A Venezuelan general Juan Jose Flores became the first President of Ecuador. He reigned from 1831 to 1835 and from 1839 to 1845. Meanwhile, slavery was abolished in Ecuador in 1851.
Meanwhile, there were tensions between different regions of Ecuador. Finally in 1859 Ecuador split. This was known as the Terrible Year. n Gabriel Garcia Moreno (1821-1875) quelled the rebellions and made Ecuador a single nation again. In 1861 he made himself president. Moreno was a conservative who ruled with a heavy hand. However, he did restore order and promoted economic development. He also made Roman Catholicism the state religion. However, Moreno was assassinated in 1875.
General Ignacio de Veintimilla succeeded him. He ruled as a dictator of Ecuador until 1884 when constitutional government was restored.
In the late 19th and early 20th century, Ecuador’s economy flourished. Panama hats were made in the country and exports of cocoa boomed. n In 1895 a military coup brought a liberal named Eloy Alfaro to power. (He was president from 1895 to 1901 and from 1906 to 1911). Under him, the power of the church was restricted. Civil marriage and divorce were introduced. However, in 1925 conservative officers overthrew the regime.
Like the rest of the world, Ecuador suffered from the economic depression of the 1930s. There was also political instability and a quick succession of presidents.
Furthermore in 1941 Peru invaded and occupied the south of Ecuador. In 1942 Ecuador was forced to surrender some of its territories by the Rio Protocol. Also, the city of Guayaquil was severely damaged by an earthquake in 1942.
However in the late 1940s prosperity was restored by a banana boom. There was a surge in demand for bananas and many were exported from Ecuador.
However after about 10 years the boom ended and political instability returned. In 1963 a period of military rule began. A junta ruled Ecuador until 1966. Then after a period of civil rule, the army took power again in 1972. In 1976 a coup took place led by a group of officers who promised to return the country to civil rule. Democracy returned to Ecuador in 1979.
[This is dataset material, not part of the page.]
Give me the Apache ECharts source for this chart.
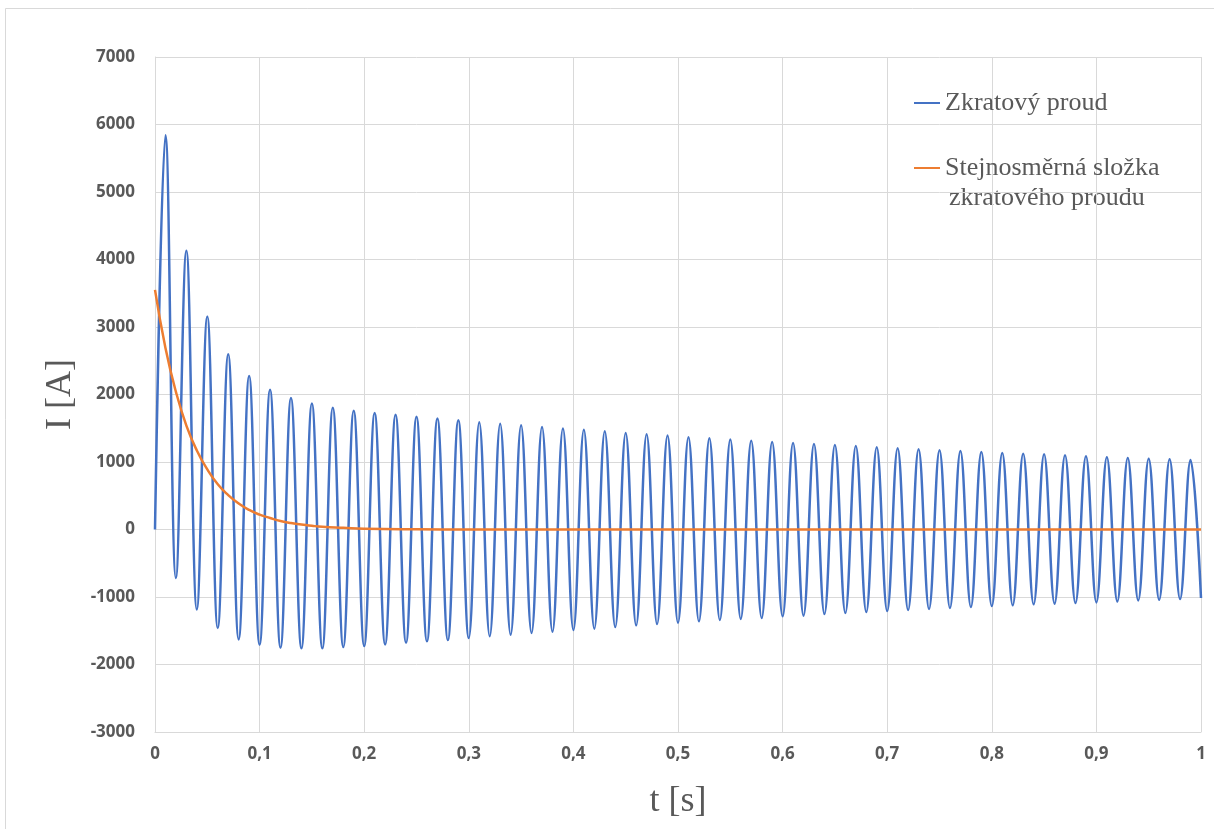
<!DOCTYPE html>
<html>
<head>
<meta charset="utf-8">
<title>Zkratový proud</title>
<script src="https://cdn.jsdelivr.net/npm/echarts@6/dist/echarts.min.js"></script>
<style>
  html, body { margin: 0; padding: 0; background: #fff; }
  #chart { width: 1214px; height: 829px; }
</style>
</head>
<body>
<div id="chart"></div>
<script>
// extremes of the short-circuit current (A)
// peaks at t = 0.01, 0.03, ... 0.99 s
const peaks = [
  5840, 4130, 3155, 2595, 2275, 2070, 1950, 1865, 1805, 1760,
  1725, 1699, 1669, 1644, 1619, 1589, 1565, 1545, 1520, 1496,
  1476, 1456, 1431, 1411, 1392, 1367, 1352, 1332, 1313, 1298,
  1283, 1267, 1252, 1237, 1218, 1203, 1188, 1174, 1163, 1148,
  1134, 1124, 1114, 1099, 1085, 1070, 1059, 1050, 1040, 1030
];
// troughs at t = 0.02, 0.04, ... 1.00 s
const troughs = [
  -720, -1184, -1460, -1628, -1707, -1751, -1761, -1761, -1741, -1727,
  -1702, -1678, -1657, -1638, -1608, -1583, -1559, -1534, -1515, -1490,
  -1470, -1445, -1420, -1401, -1381, -1361, -1341, -1326, -1312, -1287,
  -1277, -1252, -1237, -1223, -1208, -1193, -1178, -1163, -1148, -1134,
  -1124, -1109, -1099, -1089, -1080, -1065, -1050, -1040, -1030, -1015
];
const halfPeriod = 0.01; // 50 Hz

// DC component (A)
const dcTime = [0, 0.01, 0.02, 0.03, 0.04, 0.05, 0.06, 0.07, 0.08, 0.09, 0.10,
  0.11, 0.12, 0.13, 0.14, 0.15, 0.16, 0.18, 0.20, 0.25, 0.30, 1.00];
const dcValue = [3550, 2690, 2040, 1540, 1170, 890, 670, 510, 385, 290, 220,
  170, 125, 95, 75, 55, 40, 25, 12, 3, 0, 0];

const nameCurrent = 'Zkratový proud';
const nameDc = 'Stejnosměrná složka zkratového proudu';

const currentData = [[0, 0]];
for (let i = 0; i < peaks.length; i++) {
  currentData.push([(2 * i + 1) * halfPeriod, peaks[i]]);
  currentData.push([(2 * i + 2) * halfPeriod, troughs[i]]);
}
const dcData = dcTime.map((t, i) => [t, dcValue[i]]);

const chart = echarts.init(document.getElementById('chart'));
const labelFont = { color: '#595959', fontFamily: 'Open Sans', fontWeight: 'bold', fontSize: 17 };
const serif = 'Liberation Serif';

chart.setOption({
  animation: false,
  backgroundColor: '#fff',
  grid: { left: 155, right: 13, top: 57, bottom: 97 },
  legend: {
    orient: 'vertical',
    left: 909,
    top: 85,
    icon: 'rect',
    itemWidth: 26,
    itemHeight: 2,
    itemGap: 39,
    data: [nameCurrent, nameDc],
    formatter: n => (n === nameDc ? 'Stejnosměrná složka' : n),
    textStyle: { color: '#595959', fontFamily: serif, fontSize: 26 }
  },
  graphic: [
    {
      type: 'rect',
      shape: { x: 5.5, y: 8.5, width: 1220, height: 840 },
      style: { fill: 'none', stroke: '#d9d9d9', lineWidth: 1 },
      silent: true
    },
    {
      type: 'text',
      left: 949,
      top: 185,
      style: { text: 'zkratového proudu', fill: '#595959', font: '26px "Liberation Serif"' },
      silent: true
    }
  ],
  xAxis: {
    type: 'value',
    min: 0,
    max: 1,
    interval: 0.1,
    name: 't [s]',
    nameLocation: 'middle',
    nameGap: 52,
    nameTextStyle: { color: '#595959', fontFamily: serif, fontSize: 36 },
    axisLine: { onZero: false, lineStyle: { color: '#d9d9d9' } },
    axisTick: { show: false },
    splitLine: { lineStyle: { color: '#d9d9d9' } },
    axisLabel: Object.assign({ margin: 14, formatter: v => String(+v.toFixed(1)).replace('.', ',') }, labelFont)
  },
  yAxis: {
    type: 'value',
    min: -3000,
    max: 7000,
    interval: 1000,
    name: 'I [A]',
    nameLocation: 'middle',
    nameGap: 76,
    nameTextStyle: { color: '#595959', fontFamily: serif, fontSize: 36 },
    axisLine: { show: true, lineStyle: { color: '#d9d9d9' } },
    axisTick: { show: false },
    splitLine: { lineStyle: { color: '#d9d9d9' } },
    axisLabel: Object.assign({ margin: 20, formatter: v => String(v) }, labelFont)
  },
  series: [
    {
      name: nameCurrent,
      type: 'line',
      data: currentData,
      smooth: 0.4,
      symbol: 'none',
      lineStyle: { color: '#4472C4', width: 2.5 },
      itemStyle: { color: '#4472C4' }
    },
    {
      name: nameDc,
      type: 'line',
      data: dcData,
      smooth: true,
      symbol: 'none',
      lineStyle: { color: '#ED7D31', width: 2.5 },
      itemStyle: { color: '#ED7D31' }
    }
  ]
});
window.addEventListener('resize', () => chart.resize());
</script>
</body>
</html>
Oil was discovered in 1967 and it soon became Ecuador’s main export. Other exports are shrimp, bananas, coffee, cocoa, and sugar.
In the 1970s Ecuador’s economy prospered, mostly due to oil. However, in the 1980s the price of oil fell dramatically. Ecuador was gripped by recession. There was also high inflation and high unemployment. Ecuador’s economic problems continued in the 1990s and grew worse at the end of the decade with severe inflation.
Jamil Mahuad was elected president in 1998 but under him, the crisis grew worse. In January 2000 indigenous peoples led by the Confederacion de Nacionalidades Indigenas del Ecuador (CONAIE) joined with soldiers to remove Jamil Mahuad from power. He was replaced by vice-president Gustavo Noboa. He soon proved to be a competent leader who ushered in a wave of reforms and under his rule recovery began.
Meanwhile, Ecuador fought an undeclared war with Peru over its border. The fighting began in 1995 and ended in 1998 when a peace treaty was signed.
21st Century Ecuador
In the early 21st-century poverty in Ecuador declined. Today tourism is a fast-growing industry in Ecuador.
In 2006 Rafael Correa was elected president of Ecuador. He was re-elected in 2009 and 2013. Meanwhile, in 2008, Ecuador adopted a new constitution. In 2020 the population of Ecuador was 17 million. The economy is growing although it is still heavily dependent on the oil industry.